Required task
Can you write out every line from the start of the records below through the line containing "baltegeles šķērslaukums (m<sup", leaving out any pictures?

Records with drawing code
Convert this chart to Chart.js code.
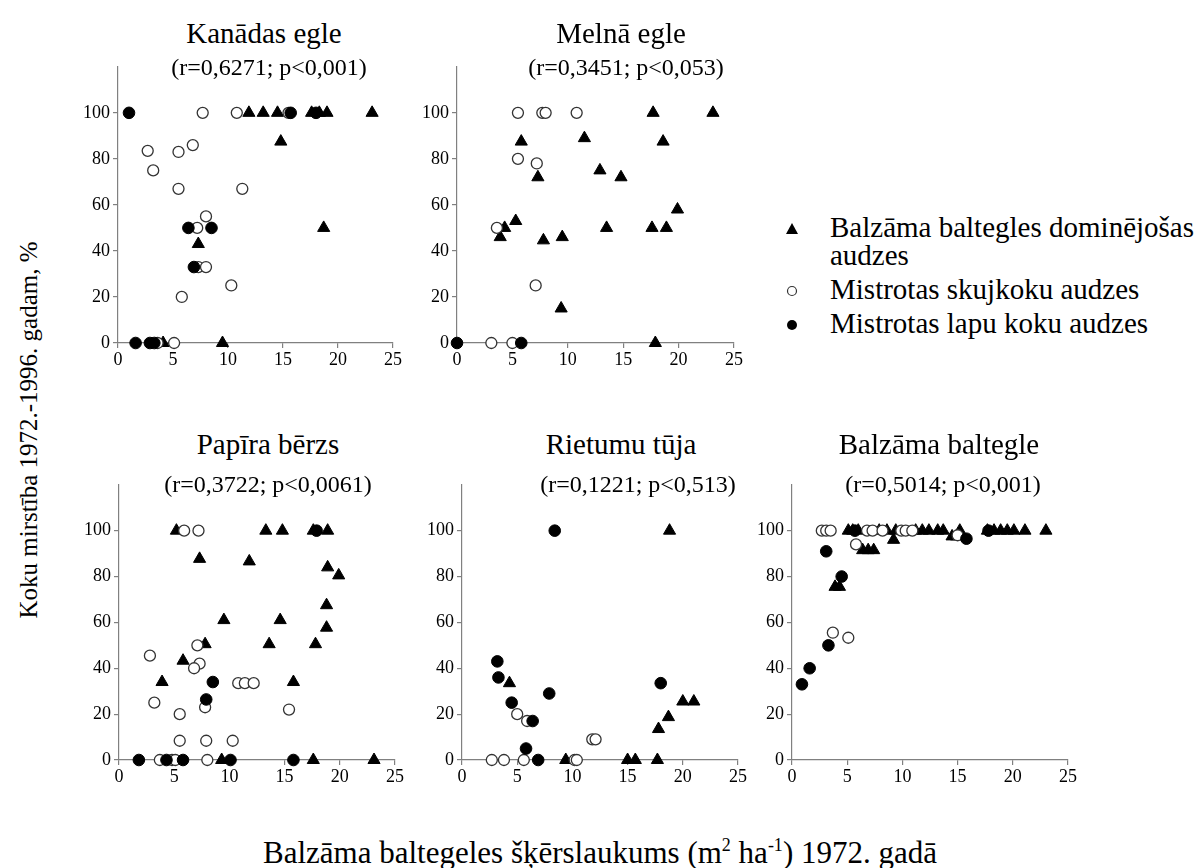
<!DOCTYPE html>
<html>
<head>
<meta charset="utf-8">
<script src="https://cdn.jsdelivr.net/npm/chart.js@4.4.0/dist/chart.umd.min.js"></script>
<style>
  body { margin: 0; background: #fff; }
  #wrap { position: relative; width: 1200px; height: 868px; overflow: hidden; font-family: 'Liberation Serif', 'Times New Roman', serif; color: #000; }
  canvas { position: absolute; }
  .txt { position: absolute; white-space: nowrap; transform: translate(-50%, -50%); line-height: 1; }
  .title { font-size: 29px; }
  .sub { font-size: 24px; }
  #legend { position: absolute; left: 780px; top: 213px; font-size: 29px; line-height: 28px; }
  #legend .row { position: relative; padding-left: 50px; margin-bottom: 6px; }
  #legend svg { position: absolute; left: 5px; top: 9px; }
</style>
</head>
<body>
<div id="wrap">
  <canvas id="c1"></canvas>
  <canvas id="c2"></canvas>
  <canvas id="c3"></canvas>
  <canvas id="c4"></canvas>
  <canvas id="c5"></canvas>

  <div class="txt title" style="left:264px; top:33px;">Kanādas egle</div>
  <div class="txt sub" style="left:269px; top:67px;">(r=0,6271; p&lt;0,001)</div>
  <div class="txt title" style="left:621px; top:33px;">Melnā egle</div>
  <div class="txt sub" style="left:626px; top:67px;">(r=0,3451; p&lt;0,053)</div>
  <div class="txt title" style="left:268px; top:444px;">Papīra bērzs</div>
  <div class="txt sub" style="left:268px; top:484px;">(r=0,3722; p&lt;0,0061)</div>
  <div class="txt title" style="left:621px; top:444px;">Rietumu tūja</div>
  <div class="txt sub" style="left:638px; top:484px;">(r=0,1221; p&lt;0,513)</div>
  <div class="txt title" style="left:939px; top:444px;">Balzāma baltegle</div>
  <div class="txt sub" style="left:943px; top:484px;">(r=0,5014; p&lt;0,001)</div>

  <div class="txt" style="left:28px; top:430px; font-size:25px; transform: translate(-50%, -50%) rotate(-90deg);">Koku mirstība 1972.-1996. gadam, %</div>
  <div class="txt" style="left:600px; top:852px; font-size:31px;">Balzāma baltegeles šķērslaukums (m<sup style="font-size:18px;">2</sup> ha<sup style="font-size:18px;">-1</sup>) 1972. gadā</div>

  <div id="legend">
    <div class="row"><svg width="14" height="14"><polygon points="7,1 13,12 1,12" fill="#000"/></svg>Balzāma baltegles dominējošas<br>audzes</div>
    <div class="row"><svg width="14" height="14"><circle cx="7" cy="7" r="4.5" fill="#fff" stroke="#333" stroke-width="1.2"/></svg>Mistrotas skujkoku audzes</div>
    <div class="row"><svg width="14" height="14"><circle cx="7" cy="7" r="5" fill="#000"/></svg>Mistrotas lapu koku audzes</div>
  </div>
</div>

<script>
// series names
const seriesNames = ['Balzāma baltegles dominējošas audzes', 'Mistrotas skujkoku audzes', 'Mistrotas lapu koku audzes'];

// axis ticks
const xTicks = [0, 5, 10, 15, 20, 25];
const yTicks = [0, 20, 40, 60, 80, 100];

// Kanādas egle
const kanTri = [[11.9,100],[13.2,100],[14.5,100],[14.8,87.5],[17.6,100],[18.3,100],[19.0,100],[23.1,100],[18.7,50],[7.3,43],[9.5,0],[4.1,0]];
const kanOpen = [[7.7,100],[10.8,100],[15.5,100],[2.7,83.5],[6.8,86],[5.5,83],[3.2,75],[5.5,67],[11.3,67],[8.0,55],[7.2,50],[7.3,33],[8.0,33],[10.3,25],[5.8,20],[5.1,0],[3.6,0]];
const kanFull = [[1.0,100],[1.6,0],[2.9,0],[3.3,0],[6.4,50],[8.5,50],[15.7,100],[18.0,100],[6.9,33]];

// Melnā egle
const melTri = [[17.7,100],[23.1,100],[5.8,87.5],[11.5,89],[18.6,87.5],[12.9,75],[14.8,72],[7.3,72],[19.9,58],[5.3,53],[4.3,50],[3.9,46],[7.8,44.6],[9.5,46],[13.5,50],[17.6,50],[18.9,50],[9.4,15],[17.9,0]];
const melOpen = [[5.5,100],[7.7,100],[8.0,100],[10.8,100],[5.5,80],[7.2,78],[3.6,50],[7.1,25],[3.1,0],[5.0,0]];
const melFull = [[0,0],[5.8,0]];

// Papīra bērzs
const papTri = [[5.2,100],[13.3,100],[14.8,100],[17.6,100],[18.9,100],[7.3,87.7],[11.8,86.6],[18.9,84],[19.9,80.5],[18.8,67.5],[9.5,61],[14.6,61],[18.8,57.7],[7.8,50.5],[13.6,50.5],[17.8,50.5],[5.8,43.3],[3.9,34],[15.8,34],[9.3,0],[17.6,0],[23.1,0]];
const papOpen = [[5.9,100],[7.2,100],[7.1,50],[7.3,42],[6.8,40],[2.8,45.5],[3.2,25],[5.5,20],[7.8,23],[10.8,33.5],[11.4,33.5],[12.2,33.5],[15.4,22],[5.5,8.4],[7.9,8.4],[10.3,8.4],[3.7,0],[4.8,0],[5.1,0],[8.0,0]];
const papFull = [[17.9,100],[1.8,0],[4.3,0],[5.8,0],[10.1,0],[15.8,0],[8.5,34],[7.9,26.4]];

// Rietumu tūja
const rieTri = [[18.8,100],[4.3,33.5],[9.4,0],[15.0,0],[15.7,0],[17.7,0],[17.8,13.5],[18.7,18.7],[20.0,25.5],[21.0,25.5]];
const rieOpen = [[5.0,20],[5.9,17],[11.8,9],[12.1,9],[2.7,0],[3.8,0],[5.6,0],[10.2,0],[10.4,0]];
const rieFull = [[8.4,100],[3.2,43],[3.3,36],[4.5,25],[7.9,29],[6.4,17],[5.8,5],[6.9,0],[18.0,33.5]];

// Balzāma baltegle
const balTri = [[3.9,75.5],[4.3,75.5],[6.4,91.5],[6.9,91.5],[7.4,91.5],[9.2,96],[14.5,97.5],[14.9,97.5],[5.1,100],[5.5,100],[6.0,100],[7.9,100],[8.6,100],[9.4,100],[11.2,100],[11.8,100],[12.4,100],[13.2,100],[13.7,100],[15.2,100],[17.7,100],[18.3,100],[18.9,100],[19.5,100],[20.1,100],[21.1,100],[23.0,100]];
const balOpen = [[2.7,100],[3.1,100],[3.5,100],[5.8,94],[6.8,100],[7.3,100],[8.2,100],[9.9,100],[10.3,100],[10.9,100],[15.0,98],[3.7,55.5],[5.1,53.3]];
const balFull = [[0.9,33],[1.6,40],[3.3,50],[3.1,91],[4.5,80],[15.8,96.5],[5.7,100],[17.8,100]];

const FONT = "'Liberation Serif', 'Times New Roman', serif";
const AXIS = '#808080';
const YW = 50, XH = 35, PT = 12, PR = 16;

Chart.defaults.font.family = FONT;
Chart.defaults.font.size = 18;
Chart.defaults.color = '#000';

function toPts(arr) {
    return arr.map(p => ({x: p[0], y: p[1]}));
}

function makePanel(id, x0, x25, yTop, y0, tri, open, full) {
    const canvas = document.getElementById(id);
    const w = Math.round(YW + (x25 - x0) + PR);
    const h = Math.round(PT + (y0 - yTop) + XH);
    canvas.width = w;
    canvas.height = h;
    canvas.style.width = w + 'px';
    canvas.style.height = h + 'px';
    canvas.style.left = Math.round(x0 - YW) + 'px';
    canvas.style.top = Math.round(yTop - PT) + 'px';

    new Chart(canvas, {
        type: 'scatter',
        data: {
            datasets: [
                {
                    label: seriesNames[2],
                    data: toPts(full),
                    pointStyle: 'circle',
                    pointRadius: 5.8,
                    backgroundColor: '#000',
                    borderColor: '#000',
                    borderWidth: 1,
                    clip: false
                },
                {
                    label: seriesNames[1],
                    data: toPts(open),
                    pointStyle: 'circle',
                    pointRadius: 5.5,
                    backgroundColor: '#fff',
                    borderColor: '#333',
                    borderWidth: 1.3,
                    clip: false
                },
                {
                    label: seriesNames[0],
                    data: toPts(tri),
                    pointStyle: 'triangle',
                    pointRadius: 7,
                    backgroundColor: '#000',
                    borderColor: '#000',
                    borderWidth: 1,
                    clip: false
                }
            ]
        },
        options: {
            responsive: false,
            animation: false,
            devicePixelRatio: 1,
            layout: { padding: { top: PT, right: PR, left: 0, bottom: 0 } },
            plugins: {
                legend: { display: false },
                tooltip: { enabled: false }
            },
            scales: {
                x: {
                    type: 'linear',
                    min: xTicks[0],
                    max: xTicks[xTicks.length - 1],
                    afterFit: function(scale) { scale.height = XH; },
                    afterBuildTicks: function(scale) { scale.ticks = xTicks.map(v => ({value: v})); },
                    border: { display: true, color: AXIS, width: 1.2 },
                    grid: { display: true, drawOnChartArea: false, drawTicks: true, tickLength: 5, color: AXIS, lineWidth: 1.2 },
                    ticks: { color: '#000', font: { family: FONT, size: 18 }, padding: 1, maxRotation: 0 }
                },
                y: {
                    type: 'linear',
                    min: 0,
                    max: 120,
                    afterFit: function(scale) { scale.width = YW; },
                    afterBuildTicks: function(scale) { scale.ticks = yTicks.map(v => ({value: v})); },
                    border: { display: true, color: AXIS, width: 1.2 },
                    grid: { display: true, drawOnChartArea: false, drawTicks: true, tickLength: 5, color: AXIS, lineWidth: 1.2 },
                    ticks: { color: '#000', font: { family: FONT, size: 18 }, padding: 3 }
                }
            }
        }
    });
}

makePanel('c1', 118, 393, 65, 343, kanTri, kanOpen, kanFull);
makePanel('c2', 456.5, 733, 65, 343, melTri, melOpen, melFull);
makePanel('c3', 119, 395, 483, 760, papTri, papOpen, papFull);
makePanel('c4', 461.5, 737.5, 483, 760, rieTri, rieOpen, rieFull);
makePanel('c5', 791.5, 1067, 483, 760, balTri, balOpen, balFull);
</script>
</body>
</html>
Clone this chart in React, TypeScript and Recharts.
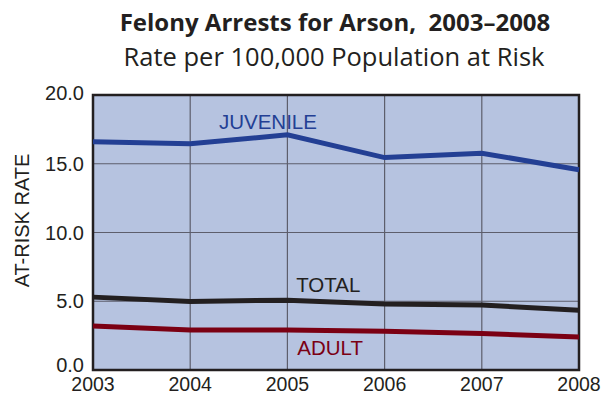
import { LineChart, Line, XAxis, YAxis, CartesianGrid, ReferenceArea, ReferenceDot } from "recharts";

const years = [2003, 2004, 2005, 2006, 2007, 2008];
const juvenile = [16.6, 16.45, 17.1, 15.45, 15.77, 14.56];
const total = [5.3, 4.99, 5.08, 4.8, 4.72, 4.34];
const adult = [3.2, 2.91, 2.91, 2.81, 2.65, 2.4];
const yTicks = [0, 5, 10, 15, 20];

const data = years.map((year, i) => ({
  year,
  juvenile: juvenile[i],
  total: total[i],
  adult: adult[i],
}));

const ink = "#231f20";
const font = "'Liberation Sans', Arial, sans-serif";

function SeriesLabel({ viewBox, text, color }: any) {
  if (!viewBox) return null;
  const cx = viewBox.cx ?? viewBox.x + (viewBox.width || 0) / 2;
  const cy = viewBox.cy ?? viewBox.y + (viewBox.height || 0) / 2;
  return (
    <text x={cx} y={cy} textAnchor="middle" dominantBaseline="central" fill={color} fontSize={20.5} fontFamily={font}>
      {text}
    </text>
  );
}

// bottom tick sits a little higher in the original, clear of the year labels
function YTick({ x, y, payload }: any) {
  const shift = payload.value === 0 ? -5 : payload.value === 20 ? -2 : 0;
  return (
    <text x={x} y={y + shift} textAnchor="end" dominantBaseline="central" fill={ink} fontSize={20} fontFamily={font}>
      {Number(payload.value).toFixed(1)}
    </text>
  );
}

function AxisTitle({ viewBox }: any) {
  if (!viewBox) return null;
  const cy = viewBox.y + viewBox.height / 2 - 12;
  return (
    <text x={22} y={cy} transform={`rotate(-90, 22, ${cy})`} textAnchor="middle" dominantBaseline="central" fill={ink} fontSize={20} fontFamily={font}>
      AT-RISK RATE
    </text>
  );
}

export default function App() {
  return (
    <div style={{ position: "absolute", left: 0, top: 0, width: 603, height: 395, background: "#fff" }}>
      <div style={{ position: "absolute", left: 0, top: 5, width: 670, textAlign: "center", fontFamily: "'Open Sans', sans-serif", fontWeight: 700, fontSize: 24, color: ink }}>
        Felony Arrests for Arson,&nbsp; 2003–2008
      </div>
      <div style={{ position: "absolute", left: 0, top: 39, width: 668, textAlign: "center", fontFamily: "'Open Sans', sans-serif", fontSize: 25.5, color: ink }}>
        Rate per 100,000 Population at Risk
      </div>
      <div style={{ position: "absolute", left: 0, top: 0 }}>
        <LineChart width={603} height={395} data={data} margin={{ top: 95, right: 24, bottom: 0, left: 0 }}>
          <CartesianGrid fill="#b6c3e0" stroke="#5d5e6c" strokeWidth={1.2} fillOpacity={1} />
          <XAxis
            dataKey="year"
            type="number"
            domain={[2003, 2008]}
            ticks={years}
            axisLine={false}
            tickLine={false}
            height={25}
            tickMargin={1}
            tick={{ fill: ink, fontSize: 19.5, fontFamily: font }}
          />
          <YAxis
            domain={[0, 20]}
            ticks={yTicks}
            width={93}
            axisLine={false}
            tickLine={false}
            tickMargin={3}
            tick={<YTick />}
            label={<AxisTitle />}
          />
          <ReferenceArea x1={2003} x2={2008} y1={0} y2={20} fill="none" stroke={ink} strokeWidth={2.5} ifOverflow="visible" />
          <Line dataKey="juvenile" stroke="#233f94" strokeWidth={5} dot={false} isAnimationActive={false} />
          <Line dataKey="total" stroke={ink} strokeWidth={5} dot={false} isAnimationActive={false} />
          <Line dataKey="adult" stroke="#7b0013" strokeWidth={5} dot={false} isAnimationActive={false} />
          <ReferenceDot x={2004.8} y={18.05} r={0} label={<SeriesLabel text="JUVENILE" color="#233f94" />} />
          <ReferenceDot x={2005.42} y={6.22} r={0} label={<SeriesLabel text="TOTAL" color={ink} />} />
          <ReferenceDot x={2005.44} y={1.65} r={0} label={<SeriesLabel text="ADULT" color="#7b0013" />} />
        </LineChart>
      </div>
    </div>
  );
}
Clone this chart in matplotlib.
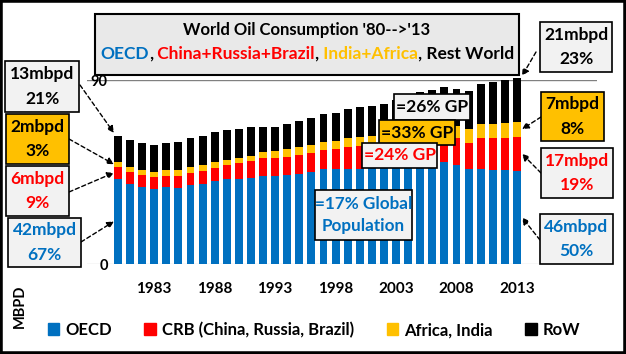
import matplotlib
matplotlib.use('Agg')
import matplotlib.pyplot as plt
from matplotlib.patches import Rectangle, Patch
import numpy as np

# ---------------- data ----------------
years = list(range(1980, 2014))
oecd = [41.7, 39.3, 37.8, 36.8, 37.8, 37.3, 38.6, 39.3, 40.8, 41.5,
        41.6, 41.9, 43.2, 43.2, 43.5, 44.0, 45.0, 46.3, 46.3, 46.3,
        46.6, 46.8, 47.3, 48.2, 49.3, 50.0, 49.9, 49.7, 48.4, 46.3,
        46.3, 46.0, 46.0, 45.5]
crb = [5.9, 5.9, 5.9, 5.9, 5.4, 5.9, 6.1, 6.3, 6.3, 6.9,
       7.7, 8.5, 8.5, 8.5, 9.0, 9.3, 9.5, 9.5, 9.8, 10.9,
       11.1, 11.2, 11.1, 11.1, 11.3, 11.5, 11.1, 11.6, 13.1, 12.7,
       15.5, 15.5, 15.5, 16.8]
africa_india = [2.4, 2.4, 2.4, 2.5, 2.9, 2.9, 2.8, 3.0, 2.9, 2.4,
                2.4, 2.3, 2.9, 3.6, 3.8, 3.9, 3.7, 4.0, 4.2, 4.3,
                4.3, 4.4, 4.6, 4.7, 4.6, 4.5, 5.5, 5.7, 6.0, 7.0,
                6.7, 7.0, 7.6, 7.3]
row = [12.8, 13.1, 13.2, 13.0, 13.2, 13.7, 14.1, 14.2, 14.7, 14.8,
       14.3, 14.3, 12.4, 11.7, 12.2, 12.8, 13.2, 13.6, 13.6, 14.3,
       14.8, 15.0, 15.1, 16.0, 17.4, 18.3, 18.6, 19.4, 18.0, 18.6,
       19.4, 20.7, 20.9, 21.4]
tick_years = [1983, 1988, 1993, 1998, 2003, 2008, 2013]
series_names = ['OECD', 'CRB (China, Russia, Brazil)', 'Africa, India', 'RoW']

BLUE = '#0070C0'
RED = '#FF0000'
GOLD = '#FFC000'
BLACK = '#000000'
GREY = '#F2F2F2'

W, H = 626, 354
plt.rcParams['font.family'] = ['Lato', 'DejaVu Sans']
plt.rcParams['font.weight'] = 'bold'

fig = plt.figure(figsize=(W / 100, H / 100), dpi=100)


def fx(px):
    return px / W


def fy(py):
    return 1 - py / H


ax = fig.add_axes([fx(87), fy(264), (597 - 87) / W, (264 - 80) / H])
ax.set_facecolor('none')

series = [oecd, crb, africa_india, row]
colors = [BLUE, RED, GOLD, BLACK]
bottom = np.zeros(len(years))
for vals, col, name in zip(series, colors, series_names):
    ax.bar(years, vals, width=0.66, bottom=bottom, color=col, label=name,
           clip_on=False, zorder=2, linewidth=0)
    bottom = bottom + np.array(vals)
totals = bottom

ax.set_xlim(1977.44, 2019.62)
ax.set_ylim(0, 90)
ax.set_yticks([0, 90])
ax.set_xticks(tick_years)
for s in ax.spines.values():
    s.set_visible(False)
ax.axhline(90, color='#808080', lw=1, zorder=1)
ax.axhline(0, color='#D9D9D9', lw=1, zorder=1)
ax.tick_params(axis='y', length=0, pad=-15, labelsize=10.5)
ax.tick_params(axis='x', length=0, pad=13, labelsize=11)

# figure border
fig.add_artist(Rectangle((0, 0), 1, 1, transform=fig.transFigure, fill=False,
                         ec='black', lw=4, zorder=10))

# title box
fig.add_artist(Rectangle((fx(95), fy(75)), fx(519) - fx(95), (75 - 14) / H,
                         transform=fig.transFigure, fc='#E9E9E9', ec='black',
                         lw=1.5, zorder=5))
fig.text(fx(307), fy(30), "World Oil Consumption '80-->'13", ha='center',
         va='center', fontsize=12, color='black', zorder=6)

pieces = [("OECD", BLUE), (",", BLACK), (" China+Russia+Brazil", RED), (",", BLACK),
          (" India+Africa", GOLD), (", Rest World", BLACK)]
renderer = fig.canvas.get_renderer()
txts = []
widths = []
for s, c in pieces:
    t = fig.text(0, fy(54), s, ha='left', va='center', fontsize=12.5, color=c, zorder=6)
    txts.append(t)
    widths.append(t.get_window_extent(renderer).width)
total_w = sum(widths)
xpos = 307 - total_w / 2
for t, w in zip(txts, widths):
    t.set_x(fx(xpos))
    xpos += w


def box(x0, y0, x1, y1, fc, lines, color, fs=12.5, gap=12):
    fig.add_artist(Rectangle((fx(x0), fy(y1)), fx(x1) - fx(x0), (y1 - y0) / H,
                             transform=fig.transFigure, fc=fc, ec='black', lw=1.2, zorder=5))
    cx = (x0 + x1) / 2
    cy = (y0 + y1) / 2
    n = len(lines)
    for i, ln in enumerate(lines):
        off = (i - (n - 1) / 2) * 2 * gap
        fig.text(fx(cx), fy(cy + off), ln, ha='center', va='center',
                 fontsize=fs, color=color, zorder=6)


# left boxes
box(5, 61, 79, 112, GREY, ['13mbpd', '21%'], BLACK)
box(6, 114, 69, 164, GOLD, ['2mbpd', '3%'], BLACK)
box(6, 166, 69, 216, GREY, ['6mbpd', '9%'], RED)
box(8, 218, 81, 267, GREY, ['42mbpd', '67%'], BLUE)
# right boxes
box(540, 22, 612, 72, GREY, ['21mbpd', '23%'], BLACK)
box(541, 92, 604, 141, GOLD, ['7mbpd', '8%'], BLACK)
box(541, 148, 613, 198, GREY, ['17mbpd', '19%'], RED)
box(540, 214, 613, 264, GREY, ['46mbpd', '50%'], BLUE)
# GP boxes
box(394, 94, 470, 120, GREY, ['=26% GP'], BLACK)
box(379, 120, 455, 145, GOLD, ['=33% GP'], BLACK)
box(362, 143, 437, 168, GREY, ['=24% GP'], RED)
box(315, 190, 412, 240, GREY, ['=17% Global', 'Population'], BLUE, fs=12.3, gap=11)

# arrows
aprops = dict(arrowstyle='-|>', linestyle=(0, (3, 2)), color='black', lw=1,
              mutation_scale=10, shrinkA=0, shrinkB=0)
c1 = np.array(oecd)
c2 = c1 + np.array(crb)
c3 = c2 + np.array(africa_india)
first_x = years[0] - 0.33
last_x = years[-1] + 0.42
arrows = [
    ((80, 85), (first_x, totals[0] + 1.3)),
    ((69, 139), (first_x, (c2[0] + c3[0]) / 2)),
    ((69, 192), (first_x, (c1[0] + c2[0]) / 2)),
    ((81, 242), (first_x, c1[0] / 2)),
    ((536, 52), (last_x, totals[-1] + 1)),
    ((541, 117), (last_x, (c2[-1] + c3[-1]) / 2)),
    ((541, 173), (last_x, (c1[-1] + c2[-1]) / 2)),
    ((540, 240), (last_x, c1[-1] / 2)),
]
for (px, py), tip in arrows:
    ax.annotate('', xy=tip, xycoords='data', xytext=(px, H - py),
                textcoords='figure pixels', arrowprops=aprops,
                annotation_clip=False, zorder=4)

# MBPD label
fig.text(fx(20), fy(306), 'MBPD', rotation=90, ha='center', va='center', fontsize=10.5)

# legend
handles = [Patch(color=c) for c in colors]
fig.legend(handles, series_names, loc='center', bbox_to_anchor=(fx(314), fy(330)),
           ncol=4, frameon=False, fontsize=12, handlelength=0.7, handleheight=0.7,
           handletextpad=0.35, columnspacing=1.95)

fig.savefig('out.png', dpi=100)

Answer for this exercise
Convert this chart to Chart.js code.
<!DOCTYPE html>
<html>
<head>
<meta charset="utf-8">
<script src="https://cdn.jsdelivr.net/npm/chart.js@4.4.0/dist/chart.umd.min.js"></script>
<style>
  body { margin: 0; background: #fff; }
  #wrap { position: relative; width: 1200px; height: 868px; overflow: hidden; font-family: 'Liberation Serif', 'Times New Roman', serif; color: #000; }
  canvas { position: absolute; }
  .txt { position: absolute; white-space: nowrap; transform: translate(-50%, -50%); line-height: 1; }
  .title { font-size: 29px; }
  .sub { font-size: 24px; }
  #legend { position: absolute; left: 780px; top: 213px; font-size: 29px; line-height: 28px; }
  #legend .row { position: relative; padding-left: 50px; margin-bottom: 6px; }
  #legend svg { position: absolute; left: 5px; top: 9px; }
</style>
</head>
<body>
<div id="wrap">
  <canvas id="c1"></canvas>
  <canvas id="c2"></canvas>
  <canvas id="c3"></canvas>
  <canvas id="c4"></canvas>
  <canvas id="c5"></canvas>

  <div class="txt title" style="left:264px; top:33px;">Kanādas egle</div>
  <div class="txt sub" style="left:269px; top:67px;">(r=0,6271; p&lt;0,001)</div>
  <div class="txt title" style="left:621px; top:33px;">Melnā egle</div>
  <div class="txt sub" style="left:626px; top:67px;">(r=0,3451; p&lt;0,053)</div>
  <div class="txt title" style="left:268px; top:444px;">Papīra bērzs</div>
  <div class="txt sub" style="left:268px; top:484px;">(r=0,3722; p&lt;0,0061)</div>
  <div class="txt title" style="left:621px; top:444px;">Rietumu tūja</div>
  <div class="txt sub" style="left:638px; top:484px;">(r=0,1221; p&lt;0,513)</div>
  <div class="txt title" style="left:939px; top:444px;">Balzāma baltegle</div>
  <div class="txt sub" style="left:943px; top:484px;">(r=0,5014; p&lt;0,001)</div>

  <div class="txt" style="left:28px; top:430px; font-size:25px; transform: translate(-50%, -50%) rotate(-90deg);">Koku mirstība 1972.-1996. gadam, %</div>
  <div class="txt" style="left:600px; top:852px; font-size:31px;">Balzāma baltegeles šķērslaukums (m<sup style="font-size:18px;">2</sup> ha<sup style="font-size:18px;">-1</sup>) 1972. gadā</div>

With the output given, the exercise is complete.